— begin —

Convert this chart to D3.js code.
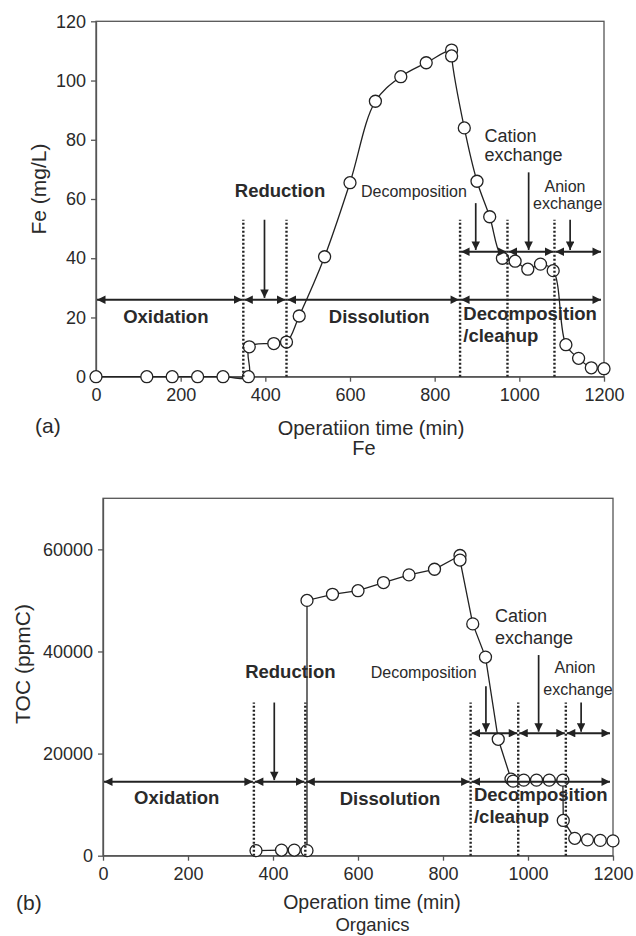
<!DOCTYPE html>
<html>
<head>
<meta charset="utf-8">
<script src="https://cdn.jsdelivr.net/npm/d3@7"></script>
<style>
  body { margin: 0; background: #fff; }
  svg text { font-family: "Liberation Sans", Arial, sans-serif; fill: #2a2a2a; }
</style>
</head>
<body>
<svg id="chart" width="636" height="936"></svg>
<script>
// data
const timeFe = [0, 120, 180, 240, 300, 360, 362, 420, 450, 480, 540, 600, 660, 720, 780, 840, 840, 870, 900, 930, 960, 990, 1020, 1050, 1080, 1110, 1140, 1170, 1200];
const fe     = [0, 0, 0, 0, 0, 0, 10.1, 11.2, 11.7, 20.5, 40.5, 65.5, 93, 101.3, 106, 110.3, 108.3, 84, 66, 54, 40, 39, 36.3, 38, 35.8, 10.8, 6.2, 3, 2.7];

const timeToc = [360, 420, 450, 480, 480, 540, 600, 660, 720, 780, 840, 840, 870, 900, 930, 960, 965, 990, 1020, 1050, 1082, 1083, 1110, 1140, 1170, 1200];
const toc     = [1000, 1100, 1100, 1000, 50000, 51200, 51900, 53500, 55000, 56100, 58800, 57900, 45400, 38900, 22800, 15000, 14600, 14800, 14800, 14800, 14800, 6900, 3400, 3100, 3000, 2900];

const xTicks = [0, 200, 400, 600, 800, 1000, 1200];
const feTicks = [0, 20, 40, 60, 80, 100, 120];
const tocTicks = [0, 20000, 40000, 60000];

// phase boundaries (min)
const feBounds = [348, 450, 860, 972, 1083];
const tocBounds = [355, 476, 865, 977, 1089];

const svg = d3.select('#chart');
const ink = '#222';
const axisGrey = '#555';

svg.append('defs').append('marker')
  .attr('id', 'head').attr('viewBox', '0 0 10 10').attr('refX', 10).attr('refY', 5)
  .attr('markerWidth', 9).attr('markerHeight', 8.5).attr('markerUnits', 'userSpaceOnUse')
  .attr('orient', 'auto-start-reverse')
  .append('path').attr('d', 'M0,0 L10,5 L0,10 Z').attr('fill', ink);

function drawPanel(p) {
  const x = d3.scaleLinear().domain([0, 1200]).range(p.xr);
  const y = d3.scaleLinear().domain([0, p.ymax]).range(p.yr);
  const g = svg.append('g');

  // frame
  g.append('rect').attr('x', p.xr[0]).attr('y', p.yr[1])
    .attr('width', p.xr[1] - p.xr[0]).attr('height', p.yr[0] - p.yr[1])
    .attr('fill', 'none').attr('stroke', axisGrey).attr('stroke-width', 1.3);

  const xa = g.append('g').attr('transform', 'translate(0,' + p.yr[0] + ')')
    .call(d3.axisBottom(x).tickValues(xTicks).tickFormat(d3.format('d')).tickSize(5).tickPadding(7).tickSizeOuter(0));
  const ya = g.append('g').attr('transform', 'translate(' + p.xr[0] + ',0)')
    .call(d3.axisLeft(y).tickValues(p.yTicks).tickFormat(d3.format('d')).tickSize(5).tickPadding(5).tickSizeOuter(0));
  [xa, ya].forEach(a => {
    a.select('.domain').attr('stroke', axisGrey).attr('stroke-width', 1.3);
    a.selectAll('.tick line').attr('stroke', axisGrey).attr('stroke-width', 1.3);
    a.selectAll('.tick text').style('font-size', '18px').attr('fill', '#2a2a2a');
  });

  // data line and markers
  const pts = p.t.map((t, i) => [t, p.v[i]]);
  g.append('path').datum(pts)
    .attr('d', d3.line().x(d => x(d[0])).y(d => y(d[1])).curve(p.curve))
    .attr('fill', 'none').attr('stroke', ink).attr('stroke-width', 1.3);
  g.selectAll(null).data(pts).join('circle')
    .attr('cx', d => x(d[0])).attr('cy', d => y(d[1])).attr('r', 6)
    .attr('fill', '#fff').attr('stroke', ink).attr('stroke-width', 1.3);

  // dotted phase boundaries
  g.selectAll(null).data(p.bounds).join('line')
    .attr('x1', d => x(d)).attr('x2', d => x(d))
    .attr('y1', y(0)).attr('y2', y(p.dotTop))
    .attr('stroke', ink).attr('stroke-width', 2.4).attr('stroke-dasharray', '2,2');

  // double-headed arrows
  const b = p.bounds;
  const low = [[0, b[0]], [b[0], b[1]], [b[1], b[2]], [b[2], 1200]];
  const high = [[b[2], b[3]], [b[3], b[4]], [b[4], 1200]];
  const seg = (rows, lvl) => g.selectAll(null).data(rows).join('line')
    .attr('x1', d => x(d[0]) + 1).attr('x2', d => x(d[1]) - (d[1] === 1200 ? 3 : 1))
    .attr('y1', y(lvl)).attr('y2', y(lvl))
    .attr('stroke', ink).attr('stroke-width', 2)
    .attr('marker-start', 'url(#head)').attr('marker-end', 'url(#head)');
  seg(low, p.lowY);
  seg(high, p.highY);

  // down arrows
  g.selectAll(null).data(p.downs).join('line')
    .attr('x1', d => x(d[0])).attr('x2', d => x(d[0]))
    .attr('y1', d => y(d[1])).attr('y2', d => y(d[2]))
    .attr('stroke', ink).attr('stroke-width', 1.7)
    .attr('marker-end', 'url(#head)');

  // annotation texts: [time, value, text, size, anchor, bold]
  p.labels.forEach(l => {
    g.append('text').attr('x', x(l[0])).attr('y', y(l[1]))
      .attr('text-anchor', l[4])
      .style('font-size', l[3] + 'px').style('font-weight', l[5] ? 'bold' : 'normal')
      .text(l[2]);
  });

  g.append('text').attr('transform', 'translate(' + p.ylab[1] + ',' + p.ylab[2] + ') rotate(-90)')
    .attr('text-anchor', 'middle').style('font-size', '21px').text(p.ylab[0]);
  p.bottom.forEach(l => {
    g.append('text').attr('x', l[1]).attr('y', l[2]).attr('text-anchor', l[3])
      .style('font-size', l[4] + 'px').text(l[0]);
  });
}

drawPanel({
  xr: [96, 604], yr: [376.7, 21.3], ymax: 120, yTicks: feTicks,
  t: timeFe, v: fe, curve: d3.curveCatmullRom.alpha(0.5),
  bounds: feBounds, dotTop: 53, lowY: 26, highY: 42.2,
  downs: [[398, 53, 26.6], [897, 58.6, 42.8], [1022, 69, 42.8], [1120, 53, 42.8]],
  labels: [
    [434.7, 60.6, 'Reduction', 18.5, 'middle', true],
    [164.9, 18.2, 'Oxidation', 18.5, 'middle', true],
    [669, 18.1, 'Dissolution', 18.5, 'middle', true],
    [867.6, 19.1, 'Decomposition', 18.5, 'start', true],
    [867.6, 11.7, '/cleanup', 18.5, 'start', true],
    [626, 60.8, 'Decomposition', 16, 'start', false],
    [917.7, 79.3, 'Cation', 18, 'start', false],
    [917.7, 72.8, 'exchange', 18, 'start', false],
    [1107.9, 62.5, 'Anion', 16, 'middle', false],
    [1032.3, 56.5, 'exchange', 16, 'start', false]
  ],
  ylab: ['Fe (mg/L)', 46, 189],
  bottom: [['Operatiion time (min)', 371, 435, 'middle', 20], ['Fe', 364, 455, 'middle', 20], ['(a)', 35, 433, 'start', 21]]
});

drawPanel({
  xr: [103, 613], yr: [855.7, 498.3], ymax: 70000, yTicks: tocTicks,
  t: timeToc, v: toc, curve: d3.curveLinear,
  bounds: tocBounds, dotTop: 30000, lowY: 14500, highY: 24000,
  downs: [[403, 30000, 14800], [901, 33200, 24300], [1025, 39300, 24300], [1125, 30000, 24300]],
  labels: [
    [440.9, 34740, 'Reduction', 18.5, 'middle', true],
    [173.6, 10065, 'Oxidation', 18.5, 'middle', true],
    [675.3, 9930, 'Dissolution', 18.5, 'middle', true],
    [872.9, 10770, 'Decomposition', 18.5, 'start', true],
    [872.9, 6460, '/cleanup', 18.5, 'start', true],
    [629.9, 34740, 'Decomposition', 16, 'start', false],
    [922.4, 45700, 'Cation', 18, 'start', false],
    [922.4, 41400, 'exchange', 18, 'start', false],
    [1110.6, 35700, 'Anion', 16, 'middle', false],
    [1036, 31470, 'exchange', 16, 'start', false]
  ],
  ylab: ['TOC (ppmC)', 30, 664],
  bottom: [['Operation time (min)', 372, 909, 'middle', 19.5], ['Organics', 372.5, 931, 'middle', 18.5], ['(b)', 16, 910, 'start', 21]]
});
</script>
</body>
</html>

— end —

What is needed:
Repeat, with no pictures, each line from the beginning of the data through the line containing "const axisGrey = '#555';", inclusive.

Full solution:
Convert this chart to D3.js code.
<!DOCTYPE html>
<html>
<head>
<meta charset="utf-8">
<script src="https://cdn.jsdelivr.net/npm/d3@7"></script>
<style>
  body { margin: 0; background: #fff; }
  svg text { font-family: "Liberation Sans", Arial, sans-serif; fill: #2a2a2a; }
</style>
</head>
<body>
<svg id="chart" width="636" height="936"></svg>
<script>
// data
const timeFe = [0, 120, 180, 240, 300, 360, 362, 420, 450, 480, 540, 600, 660, 720, 780, 840, 840, 870, 900, 930, 960, 990, 1020, 1050, 1080, 1110, 1140, 1170, 1200];
const fe     = [0, 0, 0, 0, 0, 0, 10.1, 11.2, 11.7, 20.5, 40.5, 65.5, 93, 101.3, 106, 110.3, 108.3, 84, 66, 54, 40, 39, 36.3, 38, 35.8, 10.8, 6.2, 3, 2.7];

const timeToc = [360, 420, 450, 480, 480, 540, 600, 660, 720, 780, 840, 840, 870, 900, 930, 960, 965, 990, 1020, 1050, 1082, 1083, 1110, 1140, 1170, 1200];
const toc     = [1000, 1100, 1100, 1000, 50000, 51200, 51900, 53500, 55000, 56100, 58800, 57900, 45400, 38900, 22800, 15000, 14600, 14800, 14800, 14800, 14800, 6900, 3400, 3100, 3000, 2900];

const xTicks = [0, 200, 400, 600, 800, 1000, 1200];
const feTicks = [0, 20, 40, 60, 80, 100, 120];
const tocTicks = [0, 20000, 40000, 60000];

// phase boundaries (min)
const feBounds = [348, 450, 860, 972, 1083];
const tocBounds = [355, 476, 865, 977, 1089];

const svg = d3.select('#chart');
const ink = '#222';
const axisGrey = '#555';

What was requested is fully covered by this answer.